### [SOURCE MATERIAL]
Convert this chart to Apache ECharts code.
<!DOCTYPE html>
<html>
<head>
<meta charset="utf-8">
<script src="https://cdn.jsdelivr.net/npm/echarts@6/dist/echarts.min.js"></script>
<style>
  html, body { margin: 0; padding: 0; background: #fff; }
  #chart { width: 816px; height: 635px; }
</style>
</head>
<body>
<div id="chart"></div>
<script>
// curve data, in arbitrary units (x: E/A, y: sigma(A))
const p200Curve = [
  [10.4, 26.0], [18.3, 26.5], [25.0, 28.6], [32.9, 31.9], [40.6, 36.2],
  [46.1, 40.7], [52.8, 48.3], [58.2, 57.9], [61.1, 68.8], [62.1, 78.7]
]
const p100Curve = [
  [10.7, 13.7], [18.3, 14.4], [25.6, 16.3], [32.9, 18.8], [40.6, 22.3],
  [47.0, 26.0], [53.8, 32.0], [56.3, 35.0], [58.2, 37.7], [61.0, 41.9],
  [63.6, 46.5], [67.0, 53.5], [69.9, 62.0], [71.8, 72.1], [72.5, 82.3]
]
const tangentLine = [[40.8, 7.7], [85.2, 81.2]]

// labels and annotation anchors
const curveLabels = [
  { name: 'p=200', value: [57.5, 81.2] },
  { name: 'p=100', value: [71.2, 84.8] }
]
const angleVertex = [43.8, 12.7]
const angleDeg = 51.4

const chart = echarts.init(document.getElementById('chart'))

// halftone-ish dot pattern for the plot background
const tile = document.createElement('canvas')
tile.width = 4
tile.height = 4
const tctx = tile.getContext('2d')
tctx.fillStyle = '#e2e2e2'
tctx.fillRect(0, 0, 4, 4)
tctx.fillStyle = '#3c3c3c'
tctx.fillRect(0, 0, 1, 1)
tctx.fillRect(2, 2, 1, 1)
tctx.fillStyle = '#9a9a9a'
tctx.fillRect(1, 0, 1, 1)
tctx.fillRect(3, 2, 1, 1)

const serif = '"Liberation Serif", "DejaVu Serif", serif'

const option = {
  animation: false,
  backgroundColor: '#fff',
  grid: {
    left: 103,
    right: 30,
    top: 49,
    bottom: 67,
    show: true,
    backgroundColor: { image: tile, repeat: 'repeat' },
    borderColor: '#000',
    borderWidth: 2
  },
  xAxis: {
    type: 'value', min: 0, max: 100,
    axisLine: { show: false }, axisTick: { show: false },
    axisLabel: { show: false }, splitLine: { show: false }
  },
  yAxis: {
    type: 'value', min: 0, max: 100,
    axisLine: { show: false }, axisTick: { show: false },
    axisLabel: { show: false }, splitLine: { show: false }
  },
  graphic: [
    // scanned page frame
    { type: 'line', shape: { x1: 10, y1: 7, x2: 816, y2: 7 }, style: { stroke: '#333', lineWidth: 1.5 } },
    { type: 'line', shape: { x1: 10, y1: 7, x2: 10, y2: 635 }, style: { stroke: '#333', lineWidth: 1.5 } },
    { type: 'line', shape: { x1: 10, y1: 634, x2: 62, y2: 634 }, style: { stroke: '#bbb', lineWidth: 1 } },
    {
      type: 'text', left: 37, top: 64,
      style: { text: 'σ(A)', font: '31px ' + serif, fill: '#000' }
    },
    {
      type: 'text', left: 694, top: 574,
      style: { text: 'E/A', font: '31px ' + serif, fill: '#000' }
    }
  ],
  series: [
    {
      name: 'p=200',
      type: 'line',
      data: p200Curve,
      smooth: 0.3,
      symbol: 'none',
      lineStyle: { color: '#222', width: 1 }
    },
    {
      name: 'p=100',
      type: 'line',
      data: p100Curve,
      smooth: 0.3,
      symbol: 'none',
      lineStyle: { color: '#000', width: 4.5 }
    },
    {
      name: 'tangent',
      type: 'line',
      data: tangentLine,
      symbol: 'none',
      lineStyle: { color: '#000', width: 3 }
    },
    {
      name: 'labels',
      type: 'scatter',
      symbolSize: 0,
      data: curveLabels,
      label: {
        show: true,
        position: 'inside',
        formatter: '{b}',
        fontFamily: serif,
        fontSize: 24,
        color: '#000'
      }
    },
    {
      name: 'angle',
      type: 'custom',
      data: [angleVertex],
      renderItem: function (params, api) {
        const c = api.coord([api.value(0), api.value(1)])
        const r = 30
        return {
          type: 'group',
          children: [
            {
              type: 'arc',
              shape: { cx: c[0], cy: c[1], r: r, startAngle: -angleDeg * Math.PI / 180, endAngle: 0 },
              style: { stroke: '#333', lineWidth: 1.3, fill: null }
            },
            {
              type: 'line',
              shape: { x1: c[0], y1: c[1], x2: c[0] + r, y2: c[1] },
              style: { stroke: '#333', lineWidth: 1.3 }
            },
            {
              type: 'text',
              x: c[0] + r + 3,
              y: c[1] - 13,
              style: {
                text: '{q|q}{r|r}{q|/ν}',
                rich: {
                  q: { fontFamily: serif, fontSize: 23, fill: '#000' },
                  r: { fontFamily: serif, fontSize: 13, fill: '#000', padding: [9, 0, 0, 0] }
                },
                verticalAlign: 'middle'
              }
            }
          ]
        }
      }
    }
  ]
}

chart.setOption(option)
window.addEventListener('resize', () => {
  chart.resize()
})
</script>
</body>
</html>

### [WHAT YOU WILL DO]
Write the data out again in full and exactly.

### [THE SOLUTION]
Convert this chart to Apache ECharts code.
<!DOCTYPE html>
<html>
<head>
<meta charset="utf-8">
<script src="https://cdn.jsdelivr.net/npm/echarts@6/dist/echarts.min.js"></script>
<style>
  html, body { margin: 0; padding: 0; background: #fff; }
  #chart { width: 816px; height: 635px; }
</style>
</head>
<body>
<div id="chart"></div>
<script>
// curve data, in arbitrary units (x: E/A, y: sigma(A))
const p200Curve = [
  [10.4, 26.0], [18.3, 26.5], [25.0, 28.6], [32.9, 31.9], [40.6, 36.2],
  [46.1, 40.7], [52.8, 48.3], [58.2, 57.9], [61.1, 68.8], [62.1, 78.7]
]
const p100Curve = [
  [10.7, 13.7], [18.3, 14.4], [25.6, 16.3], [32.9, 18.8], [40.6, 22.3],
  [47.0, 26.0], [53.8, 32.0], [56.3, 35.0], [58.2, 37.7], [61.0, 41.9],
  [63.6, 46.5], [67.0, 53.5], [69.9, 62.0], [71.8, 72.1], [72.5, 82.3]
]
const tangentLine = [[40.8, 7.7], [85.2, 81.2]]

// labels and annotation anchors
const curveLabels = [
  { name: 'p=200', value: [57.5, 81.2] },
  { name: 'p=100', value: [71.2, 84.8] }
]
const angleVertex = [43.8, 12.7]
const angleDeg = 51.4

const chart = echarts.init(document.getElementById('chart'))

// halftone-ish dot pattern for the plot background
const tile = document.createElement('canvas')
tile.width = 4
tile.height = 4
const tctx = tile.getContext('2d')
tctx.fillStyle = '#e2e2e2'
tctx.fillRect(0, 0, 4, 4)
tctx.fillStyle = '#3c3c3c'
tctx.fillRect(0, 0, 1, 1)
tctx.fillRect(2, 2, 1, 1)
tctx.fillStyle = '#9a9a9a'
tctx.fillRect(1, 0, 1, 1)
tctx.fillRect(3, 2, 1, 1)

const serif = '"Liberation Serif", "DejaVu Serif", serif'

const option = {
  animation: false,
  backgroundColor: '#fff',
  grid: {
    left: 103,
    right: 30,
    top: 49,
    bottom: 67,
    show: true,
    backgroundColor: { image: tile, repeat: 'repeat' },
    borderColor: '#000',
    borderWidth: 2
  },
  xAxis: {
    type: 'value', min: 0, max: 100,
    axisLine: { show: false }, axisTick: { show: false },
    axisLabel: { show: false }, splitLine: { show: false }
  },
  yAxis: {
    type: 'value', min: 0, max: 100,
    axisLine: { show: false }, axisTick: { show: false },
    axisLabel: { show: false }, splitLine: { show: false }
  },
  graphic: [
    // scanned page frame
    { type: 'line', shape: { x1: 10, y1: 7, x2: 816, y2: 7 }, style: { stroke: '#333', lineWidth: 1.5 } },
    { type: 'line', shape: { x1: 10, y1: 7, x2: 10, y2: 635 }, style: { stroke: '#333', lineWidth: 1.5 } },
    { type: 'line', shape: { x1: 10, y1: 634, x2: 62, y2: 634 }, style: { stroke: '#bbb', lineWidth: 1 } },
    {
      type: 'text', left: 37, top: 64,
      style: { text: 'σ(A)', font: '31px ' + serif, fill: '#000' }
    },
    {
      type: 'text', left: 694, top: 574,
      style: { text: 'E/A', font: '31px ' + serif, fill: '#000' }
    }
  ],
  series: [
    {
      name: 'p=200',
      type: 'line',
      data: p200Curve,
      smooth: 0.3,
      symbol: 'none',
      lineStyle: { color: '#222', width: 1 }
    },
    {
      name: 'p=100',
      type: 'line',
      data: p100Curve,
      smooth: 0.3,
      symbol: 'none',
      lineStyle: { color: '#000', width: 4.5 }
    },
    {
      name: 'tangent',
      type: 'line',
      data: tangentLine,
      symbol: 'none',
      lineStyle: { color: '#000', width: 3 }
    },
    {
      name: 'labels',
      type: 'scatter',
      symbolSize: 0,
      data: curveLabels,
      label: {
        show: true,
        position: 'inside',
        formatter: '{b}',
        fontFamily: serif,
        fontSize: 24,
        color: '#000'
      }
    },
    {
      name: 'angle',
      type: 'custom',
      data: [angleVertex],
      renderItem: function (params, api) {
        const c = api.coord([api.value(0), api.value(1)])
        const r = 30
        return {
          type: 'group',
          children: [
            {
              type: 'arc',
              shape: { cx: c[0], cy: c[1], r: r, startAngle: -angleDeg * Math.PI / 180, endAngle: 0 },
              style: { stroke: '#333', lineWidth: 1.3, fill: null }
            },
            {
              type: 'line',
              shape: { x1: c[0], y1: c[1], x2: c[0] + r, y2: c[1] },
              style: { stroke: '#333', lineWidth: 1.3 }
            },
            {
              type: 'text',
              x: c[0] + r + 3,
              y: c[1] - 13,
              style: {
                text: '{q|q}{r|r}{q|/ν}',
                rich: {
                  q: { fontFamily: serif, fontSize: 23, fill: '#000' },
                  r: { fontFamily: serif, fontSize: 13, fill: '#000', padding: [9, 0, 0, 0] }
                },
                verticalAlign: 'middle'
              }
            }
          ]
        }
      }
    }
  ]
}

chart.setOption(option)
window.addEventListener('resize', () => {
  chart.resize()
})
</script>
</body>
</html>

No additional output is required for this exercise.